» **What you have to do**: Extract from the entries below, exactly as given, only the lines from the line containing "What seaborn and" to the line containing "import pandas as pd", both lines included.

» **Information supplied**:
● ● ● ● ●
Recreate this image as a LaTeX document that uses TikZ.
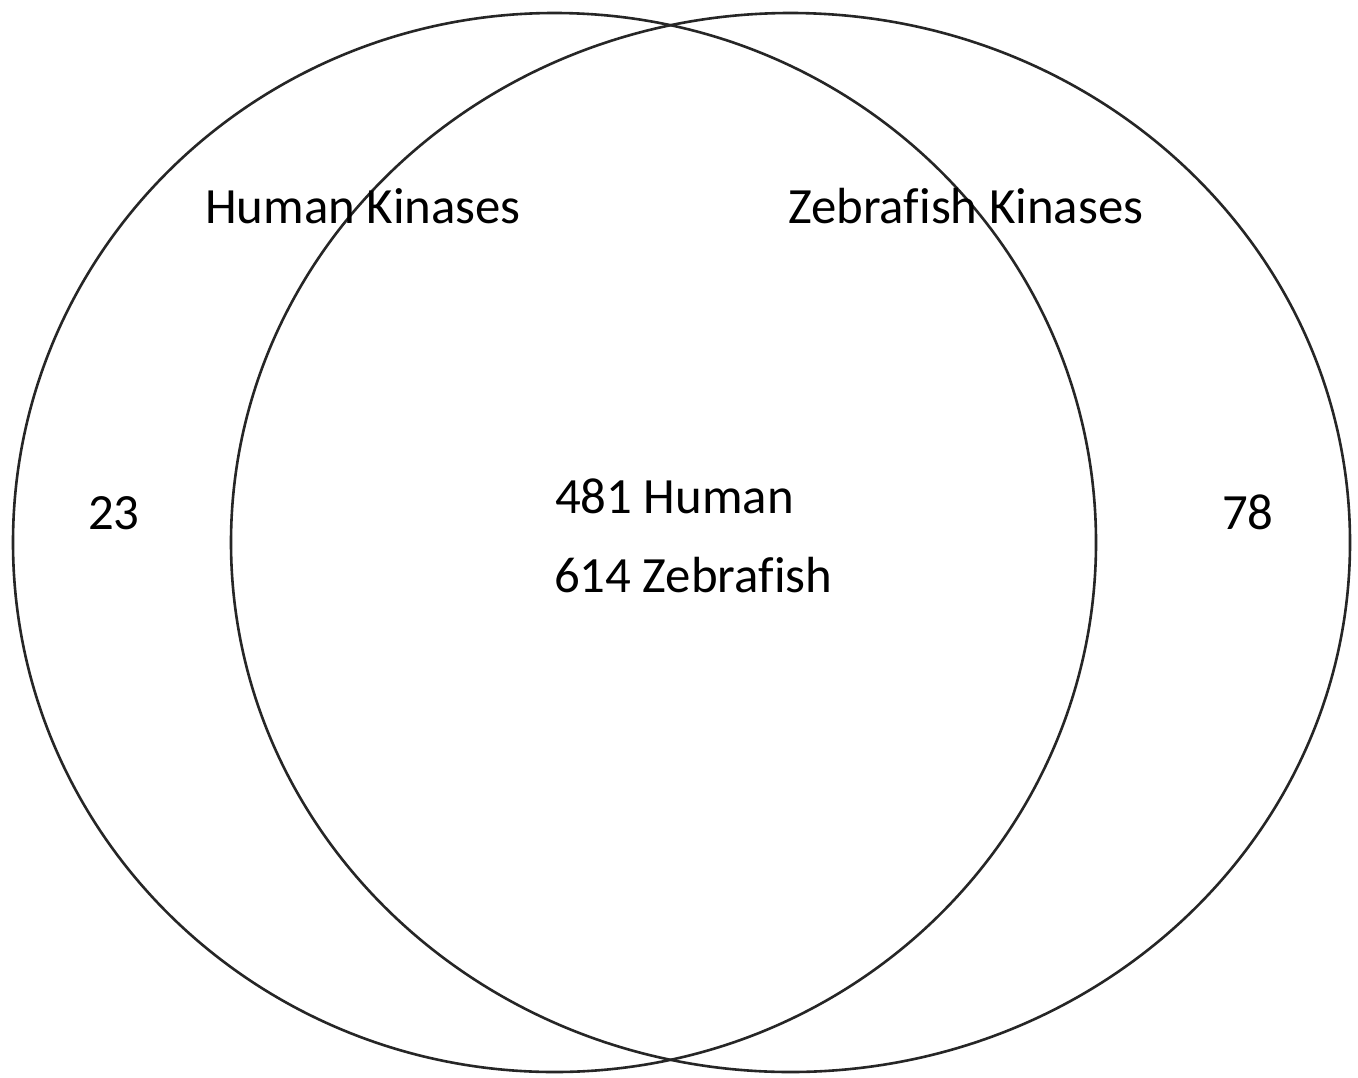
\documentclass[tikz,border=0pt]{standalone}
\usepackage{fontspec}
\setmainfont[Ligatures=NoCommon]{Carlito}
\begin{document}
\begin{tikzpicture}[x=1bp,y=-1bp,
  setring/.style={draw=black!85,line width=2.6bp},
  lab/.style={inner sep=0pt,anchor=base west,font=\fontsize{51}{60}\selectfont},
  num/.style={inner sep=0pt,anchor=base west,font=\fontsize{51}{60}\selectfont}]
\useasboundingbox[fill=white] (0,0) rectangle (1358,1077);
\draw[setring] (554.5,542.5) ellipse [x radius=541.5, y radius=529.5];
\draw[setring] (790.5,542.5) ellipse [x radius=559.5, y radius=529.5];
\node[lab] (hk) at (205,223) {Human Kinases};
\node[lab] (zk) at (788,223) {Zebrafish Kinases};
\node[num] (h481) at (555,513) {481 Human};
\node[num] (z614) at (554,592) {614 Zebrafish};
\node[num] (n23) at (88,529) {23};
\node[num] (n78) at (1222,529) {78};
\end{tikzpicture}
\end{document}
● ● ● ● ●
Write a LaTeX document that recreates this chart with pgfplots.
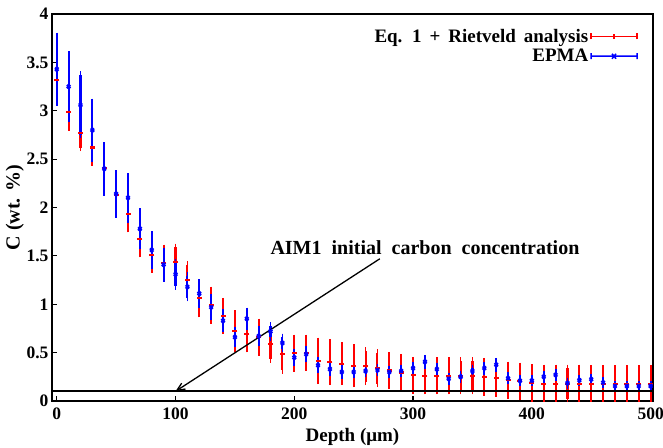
● ● ● ● ●
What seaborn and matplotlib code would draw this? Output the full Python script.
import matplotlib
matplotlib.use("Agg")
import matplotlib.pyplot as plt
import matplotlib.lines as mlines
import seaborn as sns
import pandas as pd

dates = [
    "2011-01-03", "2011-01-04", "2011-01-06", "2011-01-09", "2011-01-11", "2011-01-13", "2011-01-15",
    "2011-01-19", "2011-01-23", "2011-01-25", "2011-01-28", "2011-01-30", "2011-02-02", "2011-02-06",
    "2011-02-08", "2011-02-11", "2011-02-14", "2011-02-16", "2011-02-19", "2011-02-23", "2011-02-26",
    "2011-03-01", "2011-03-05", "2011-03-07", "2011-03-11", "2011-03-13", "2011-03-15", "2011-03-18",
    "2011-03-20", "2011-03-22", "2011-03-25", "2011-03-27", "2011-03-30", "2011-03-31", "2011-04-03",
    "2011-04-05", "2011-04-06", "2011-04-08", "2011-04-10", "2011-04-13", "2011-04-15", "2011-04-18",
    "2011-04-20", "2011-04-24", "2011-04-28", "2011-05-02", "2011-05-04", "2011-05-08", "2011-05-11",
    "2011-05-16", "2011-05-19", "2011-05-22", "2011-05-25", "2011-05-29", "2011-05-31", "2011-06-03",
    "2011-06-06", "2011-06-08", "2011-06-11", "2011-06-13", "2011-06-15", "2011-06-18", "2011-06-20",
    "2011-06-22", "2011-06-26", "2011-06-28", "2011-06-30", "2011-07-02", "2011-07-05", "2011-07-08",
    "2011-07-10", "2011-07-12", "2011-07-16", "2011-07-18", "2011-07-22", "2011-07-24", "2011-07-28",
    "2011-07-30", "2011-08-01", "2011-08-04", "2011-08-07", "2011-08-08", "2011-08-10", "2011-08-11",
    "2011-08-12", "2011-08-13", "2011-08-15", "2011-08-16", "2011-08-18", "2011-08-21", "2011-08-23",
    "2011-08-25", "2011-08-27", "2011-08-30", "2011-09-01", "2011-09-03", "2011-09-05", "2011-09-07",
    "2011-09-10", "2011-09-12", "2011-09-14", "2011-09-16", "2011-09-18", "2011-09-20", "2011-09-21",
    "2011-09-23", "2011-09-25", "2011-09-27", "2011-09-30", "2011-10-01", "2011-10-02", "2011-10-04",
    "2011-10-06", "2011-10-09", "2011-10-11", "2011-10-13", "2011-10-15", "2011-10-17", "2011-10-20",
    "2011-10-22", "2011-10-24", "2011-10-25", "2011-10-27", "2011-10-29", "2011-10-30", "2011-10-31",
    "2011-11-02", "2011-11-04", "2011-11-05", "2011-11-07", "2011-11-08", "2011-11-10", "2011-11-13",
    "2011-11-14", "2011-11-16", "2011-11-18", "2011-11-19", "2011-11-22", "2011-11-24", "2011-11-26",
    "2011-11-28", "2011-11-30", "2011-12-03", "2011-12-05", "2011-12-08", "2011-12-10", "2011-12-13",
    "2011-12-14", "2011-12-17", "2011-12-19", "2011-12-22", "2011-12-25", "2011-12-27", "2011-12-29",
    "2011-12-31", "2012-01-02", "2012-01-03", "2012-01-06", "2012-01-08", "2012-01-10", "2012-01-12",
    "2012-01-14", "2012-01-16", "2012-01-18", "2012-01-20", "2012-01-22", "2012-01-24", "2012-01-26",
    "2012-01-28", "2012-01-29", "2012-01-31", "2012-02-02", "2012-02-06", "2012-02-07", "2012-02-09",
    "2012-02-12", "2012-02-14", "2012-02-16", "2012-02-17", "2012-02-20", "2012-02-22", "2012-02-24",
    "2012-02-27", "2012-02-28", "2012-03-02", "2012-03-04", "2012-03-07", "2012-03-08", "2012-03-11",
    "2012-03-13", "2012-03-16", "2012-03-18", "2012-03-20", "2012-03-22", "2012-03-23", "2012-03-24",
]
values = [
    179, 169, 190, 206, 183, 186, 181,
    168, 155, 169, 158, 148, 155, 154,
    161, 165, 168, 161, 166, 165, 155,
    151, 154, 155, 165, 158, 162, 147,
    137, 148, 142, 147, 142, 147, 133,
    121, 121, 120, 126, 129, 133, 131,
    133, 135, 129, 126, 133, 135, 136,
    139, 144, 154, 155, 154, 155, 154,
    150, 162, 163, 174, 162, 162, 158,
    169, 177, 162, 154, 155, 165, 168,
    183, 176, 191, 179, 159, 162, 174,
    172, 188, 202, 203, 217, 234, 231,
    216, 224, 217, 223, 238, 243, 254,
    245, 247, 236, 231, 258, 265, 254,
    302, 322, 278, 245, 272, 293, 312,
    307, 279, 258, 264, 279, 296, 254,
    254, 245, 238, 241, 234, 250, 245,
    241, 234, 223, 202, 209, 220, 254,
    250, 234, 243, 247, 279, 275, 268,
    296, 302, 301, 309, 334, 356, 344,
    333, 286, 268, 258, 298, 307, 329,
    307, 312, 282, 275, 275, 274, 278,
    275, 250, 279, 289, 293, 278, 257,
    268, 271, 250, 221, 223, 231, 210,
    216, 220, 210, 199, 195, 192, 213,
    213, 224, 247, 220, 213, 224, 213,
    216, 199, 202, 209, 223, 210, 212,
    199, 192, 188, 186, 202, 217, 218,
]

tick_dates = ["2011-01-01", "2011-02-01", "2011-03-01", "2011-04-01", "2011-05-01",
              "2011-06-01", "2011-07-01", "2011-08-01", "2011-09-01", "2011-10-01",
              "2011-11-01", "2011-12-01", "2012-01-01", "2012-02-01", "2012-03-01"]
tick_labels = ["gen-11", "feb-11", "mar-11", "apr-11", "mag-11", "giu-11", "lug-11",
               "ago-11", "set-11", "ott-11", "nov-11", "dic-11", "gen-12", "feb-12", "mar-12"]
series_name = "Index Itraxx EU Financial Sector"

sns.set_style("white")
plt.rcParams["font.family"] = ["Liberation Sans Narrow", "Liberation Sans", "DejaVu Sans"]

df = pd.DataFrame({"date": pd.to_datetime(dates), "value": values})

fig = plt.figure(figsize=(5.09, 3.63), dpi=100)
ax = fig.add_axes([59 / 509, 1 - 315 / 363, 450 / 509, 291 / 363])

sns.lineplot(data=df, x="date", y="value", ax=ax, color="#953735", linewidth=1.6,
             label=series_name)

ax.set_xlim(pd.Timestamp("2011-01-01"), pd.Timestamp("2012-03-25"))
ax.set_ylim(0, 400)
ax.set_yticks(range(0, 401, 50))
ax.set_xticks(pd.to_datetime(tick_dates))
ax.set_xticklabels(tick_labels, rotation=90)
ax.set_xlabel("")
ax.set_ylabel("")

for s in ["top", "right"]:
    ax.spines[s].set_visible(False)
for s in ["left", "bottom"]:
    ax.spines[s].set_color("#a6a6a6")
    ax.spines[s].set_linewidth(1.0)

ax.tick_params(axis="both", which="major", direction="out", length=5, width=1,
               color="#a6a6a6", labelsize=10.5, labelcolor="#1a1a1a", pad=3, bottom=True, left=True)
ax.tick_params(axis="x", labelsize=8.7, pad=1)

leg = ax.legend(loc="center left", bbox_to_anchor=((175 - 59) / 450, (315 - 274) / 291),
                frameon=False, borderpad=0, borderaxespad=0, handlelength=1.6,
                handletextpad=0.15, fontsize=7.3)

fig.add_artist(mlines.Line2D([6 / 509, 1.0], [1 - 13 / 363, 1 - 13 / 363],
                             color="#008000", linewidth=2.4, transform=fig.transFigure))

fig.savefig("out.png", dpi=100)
● ● ● ● ●
» **Result**:
What seaborn and matplotlib code would draw this? Output the full Python script.
import matplotlib
matplotlib.use("Agg")
import matplotlib.pyplot as plt
import matplotlib.lines as mlines
import seaborn as sns
import pandas as pd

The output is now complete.